#### Exercise requirements
Where a line below holds the string "this", copy that line.

#### Supplied data
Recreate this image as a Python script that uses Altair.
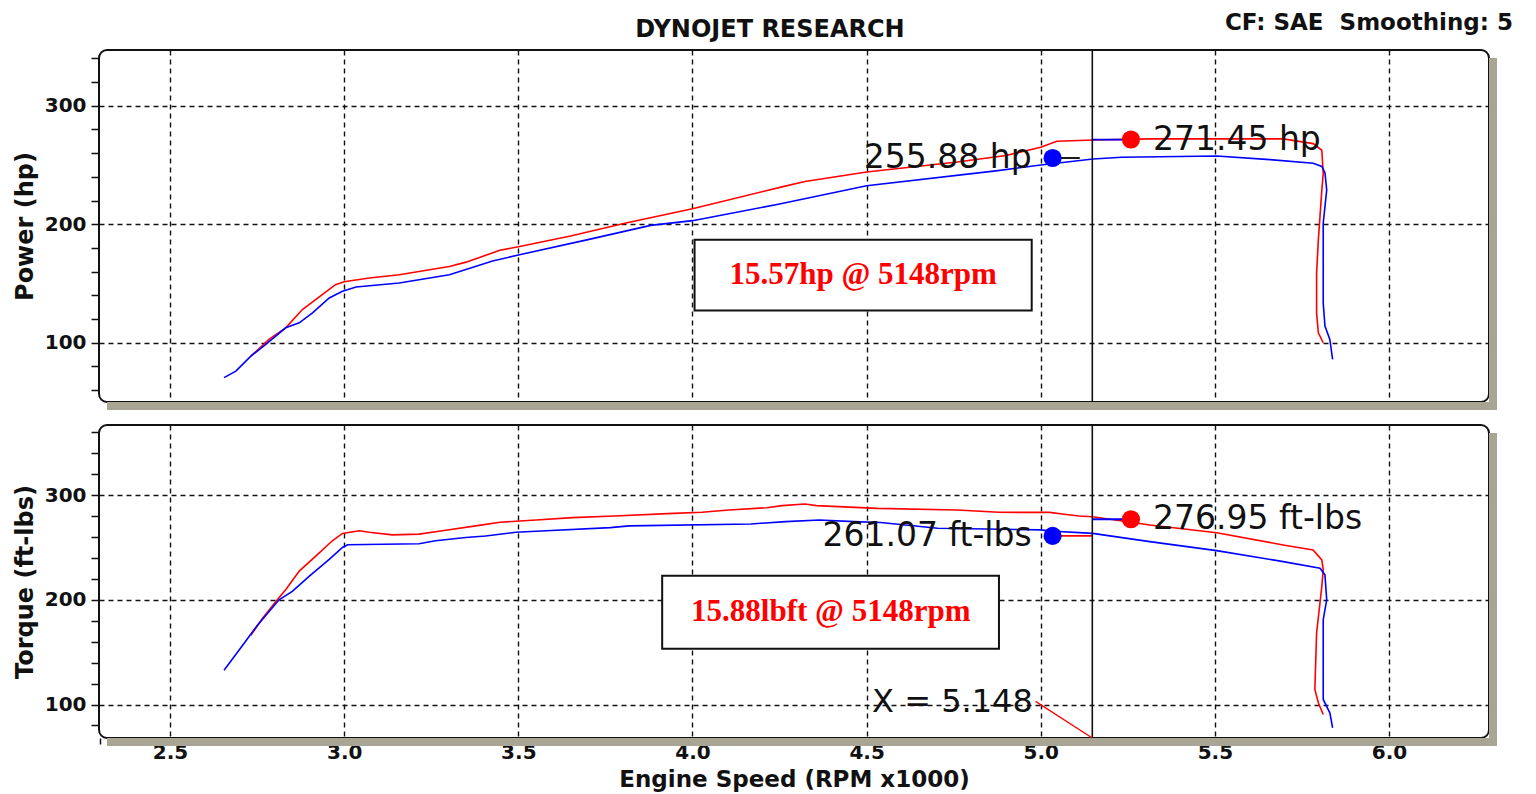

==

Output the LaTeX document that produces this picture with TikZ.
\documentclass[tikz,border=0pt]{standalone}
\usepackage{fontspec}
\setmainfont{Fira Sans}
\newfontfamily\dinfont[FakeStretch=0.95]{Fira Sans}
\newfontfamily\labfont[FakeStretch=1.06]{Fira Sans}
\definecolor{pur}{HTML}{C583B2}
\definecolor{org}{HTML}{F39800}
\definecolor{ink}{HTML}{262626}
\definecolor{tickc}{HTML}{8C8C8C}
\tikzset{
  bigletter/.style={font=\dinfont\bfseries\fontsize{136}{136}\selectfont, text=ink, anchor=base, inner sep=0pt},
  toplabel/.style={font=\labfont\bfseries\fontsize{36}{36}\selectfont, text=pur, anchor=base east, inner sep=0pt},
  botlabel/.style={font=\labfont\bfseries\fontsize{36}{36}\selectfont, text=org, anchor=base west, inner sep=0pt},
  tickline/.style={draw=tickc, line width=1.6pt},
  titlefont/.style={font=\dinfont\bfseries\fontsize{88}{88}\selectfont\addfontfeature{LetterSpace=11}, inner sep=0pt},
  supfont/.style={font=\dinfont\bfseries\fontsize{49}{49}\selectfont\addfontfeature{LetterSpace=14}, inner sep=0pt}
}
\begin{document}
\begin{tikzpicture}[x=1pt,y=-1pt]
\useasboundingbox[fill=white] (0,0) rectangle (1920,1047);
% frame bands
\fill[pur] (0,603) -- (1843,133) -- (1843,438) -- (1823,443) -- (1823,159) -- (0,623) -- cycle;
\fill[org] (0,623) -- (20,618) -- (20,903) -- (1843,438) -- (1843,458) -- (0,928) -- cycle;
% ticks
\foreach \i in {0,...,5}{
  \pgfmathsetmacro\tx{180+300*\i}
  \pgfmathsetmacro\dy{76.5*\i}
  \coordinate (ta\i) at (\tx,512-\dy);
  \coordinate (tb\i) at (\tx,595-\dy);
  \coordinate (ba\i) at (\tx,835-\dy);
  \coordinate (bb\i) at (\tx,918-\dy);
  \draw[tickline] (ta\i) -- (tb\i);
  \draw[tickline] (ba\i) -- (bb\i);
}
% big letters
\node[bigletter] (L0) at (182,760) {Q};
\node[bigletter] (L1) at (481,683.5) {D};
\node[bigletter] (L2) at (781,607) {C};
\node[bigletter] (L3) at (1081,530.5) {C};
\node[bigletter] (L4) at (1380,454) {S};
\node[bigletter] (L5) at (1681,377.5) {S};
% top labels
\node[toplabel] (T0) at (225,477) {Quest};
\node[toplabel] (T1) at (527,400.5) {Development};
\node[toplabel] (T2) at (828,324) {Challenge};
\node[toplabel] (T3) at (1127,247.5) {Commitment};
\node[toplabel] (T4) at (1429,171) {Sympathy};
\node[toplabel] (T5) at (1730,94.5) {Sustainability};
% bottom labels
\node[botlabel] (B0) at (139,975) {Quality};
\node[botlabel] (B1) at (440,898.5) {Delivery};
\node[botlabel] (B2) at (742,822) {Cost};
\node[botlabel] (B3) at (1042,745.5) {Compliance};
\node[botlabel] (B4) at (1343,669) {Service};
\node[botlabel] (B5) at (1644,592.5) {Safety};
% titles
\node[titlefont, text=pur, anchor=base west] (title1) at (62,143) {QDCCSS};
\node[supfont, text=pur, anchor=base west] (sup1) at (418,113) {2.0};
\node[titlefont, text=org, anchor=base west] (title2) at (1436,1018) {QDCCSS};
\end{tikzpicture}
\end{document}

#### Exercise answer
Recreate this image as a Python script that uses Altair.
Output the LaTeX document that produces this picture with TikZ.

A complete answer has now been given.